**Requirements:**
Without the pictures, return exactly the lines from the one with "Rebuild this chart" through the one with "fig.savefig('out.png', dpi=100)". Both end lines belong in the copy.

**The records:**
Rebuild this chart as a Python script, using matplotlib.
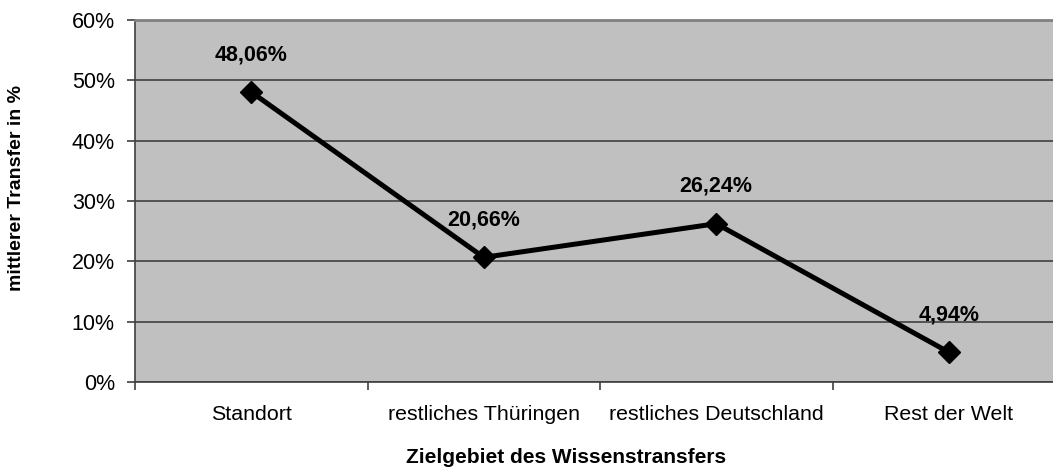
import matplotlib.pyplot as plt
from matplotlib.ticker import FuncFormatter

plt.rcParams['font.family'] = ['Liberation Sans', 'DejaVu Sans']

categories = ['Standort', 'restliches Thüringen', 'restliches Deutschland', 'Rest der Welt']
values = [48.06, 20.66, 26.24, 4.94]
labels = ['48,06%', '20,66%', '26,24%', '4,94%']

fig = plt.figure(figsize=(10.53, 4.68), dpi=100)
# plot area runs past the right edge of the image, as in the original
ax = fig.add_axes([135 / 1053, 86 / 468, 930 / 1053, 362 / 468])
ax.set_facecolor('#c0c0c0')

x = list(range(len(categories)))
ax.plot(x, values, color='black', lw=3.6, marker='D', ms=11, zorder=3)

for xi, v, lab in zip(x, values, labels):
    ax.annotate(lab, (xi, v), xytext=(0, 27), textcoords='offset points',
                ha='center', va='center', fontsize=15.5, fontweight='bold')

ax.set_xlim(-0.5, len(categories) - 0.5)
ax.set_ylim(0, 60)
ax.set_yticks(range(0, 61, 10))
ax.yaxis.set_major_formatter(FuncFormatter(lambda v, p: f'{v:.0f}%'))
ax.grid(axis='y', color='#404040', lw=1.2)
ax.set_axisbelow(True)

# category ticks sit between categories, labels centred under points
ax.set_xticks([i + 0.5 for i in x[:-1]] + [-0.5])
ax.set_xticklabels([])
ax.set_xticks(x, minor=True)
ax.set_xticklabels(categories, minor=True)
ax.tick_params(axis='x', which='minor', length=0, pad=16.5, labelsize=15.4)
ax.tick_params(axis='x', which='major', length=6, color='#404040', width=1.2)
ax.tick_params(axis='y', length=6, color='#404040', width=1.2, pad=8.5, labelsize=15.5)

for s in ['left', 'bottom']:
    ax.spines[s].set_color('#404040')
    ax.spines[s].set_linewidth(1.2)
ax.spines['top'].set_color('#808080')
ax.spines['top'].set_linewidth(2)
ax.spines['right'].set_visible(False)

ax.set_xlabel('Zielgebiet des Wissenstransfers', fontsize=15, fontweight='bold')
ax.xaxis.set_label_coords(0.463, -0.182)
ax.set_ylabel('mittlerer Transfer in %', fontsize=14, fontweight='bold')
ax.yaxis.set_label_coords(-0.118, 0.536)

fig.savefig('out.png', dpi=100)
* * *
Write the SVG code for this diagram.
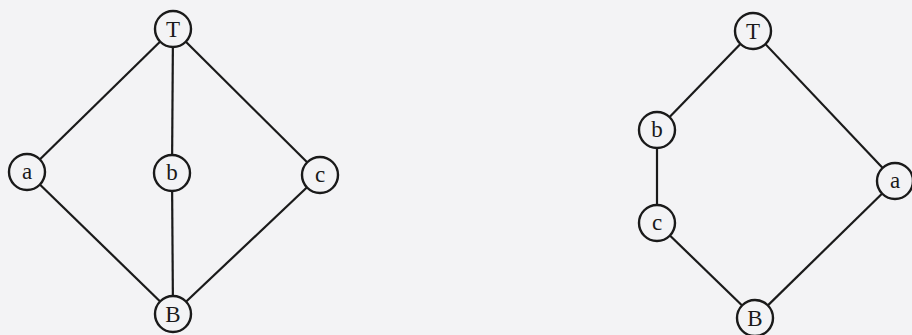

**Written answer:**
Rebuild this chart as a Python script, using matplotlib.
import matplotlib.pyplot as plt
from matplotlib.ticker import FuncFormatter

plt.rcParams['font.family'] = ['Liberation Sans', 'DejaVu Sans']

categories = ['Standort', 'restliches Thüringen', 'restliches Deutschland', 'Rest der Welt']
values = [48.06, 20.66, 26.24, 4.94]
labels = ['48,06%', '20,66%', '26,24%', '4,94%']

fig = plt.figure(figsize=(10.53, 4.68), dpi=100)
# plot area runs past the right edge of the image, as in the original
ax = fig.add_axes([135 / 1053, 86 / 468, 930 / 1053, 362 / 468])
ax.set_facecolor('#c0c0c0')

x = list(range(len(categories)))
ax.plot(x, values, color='black', lw=3.6, marker='D', ms=11, zorder=3)

for xi, v, lab in zip(x, values, labels):
    ax.annotate(lab, (xi, v), xytext=(0, 27), textcoords='offset points',
                ha='center', va='center', fontsize=15.5, fontweight='bold')

ax.set_xlim(-0.5, len(categories) - 0.5)
ax.set_ylim(0, 60)
ax.set_yticks(range(0, 61, 10))
ax.yaxis.set_major_formatter(FuncFormatter(lambda v, p: f'{v:.0f}%'))
ax.grid(axis='y', color='#404040', lw=1.2)
ax.set_axisbelow(True)

# category ticks sit between categories, labels centred under points
ax.set_xticks([i + 0.5 for i in x[:-1]] + [-0.5])
ax.set_xticklabels([])
ax.set_xticks(x, minor=True)
ax.set_xticklabels(categories, minor=True)
ax.tick_params(axis='x', which='minor', length=0, pad=16.5, labelsize=15.4)
ax.tick_params(axis='x', which='major', length=6, color='#404040', width=1.2)
ax.tick_params(axis='y', length=6, color='#404040', width=1.2, pad=8.5, labelsize=15.5)

for s in ['left', 'bottom']:
    ax.spines[s].set_color('#404040')
    ax.spines[s].set_linewidth(1.2)
ax.spines['top'].set_color('#808080')
ax.spines['top'].set_linewidth(2)
ax.spines['right'].set_visible(False)

ax.set_xlabel('Zielgebiet des Wissenstransfers', fontsize=15, fontweight='bold')
ax.xaxis.set_label_coords(0.463, -0.182)
ax.set_ylabel('mittlerer Transfer in %', fontsize=14, fontweight='bold')
ax.yaxis.set_label_coords(-0.118, 0.536)

fig.savefig('out.png', dpi=100)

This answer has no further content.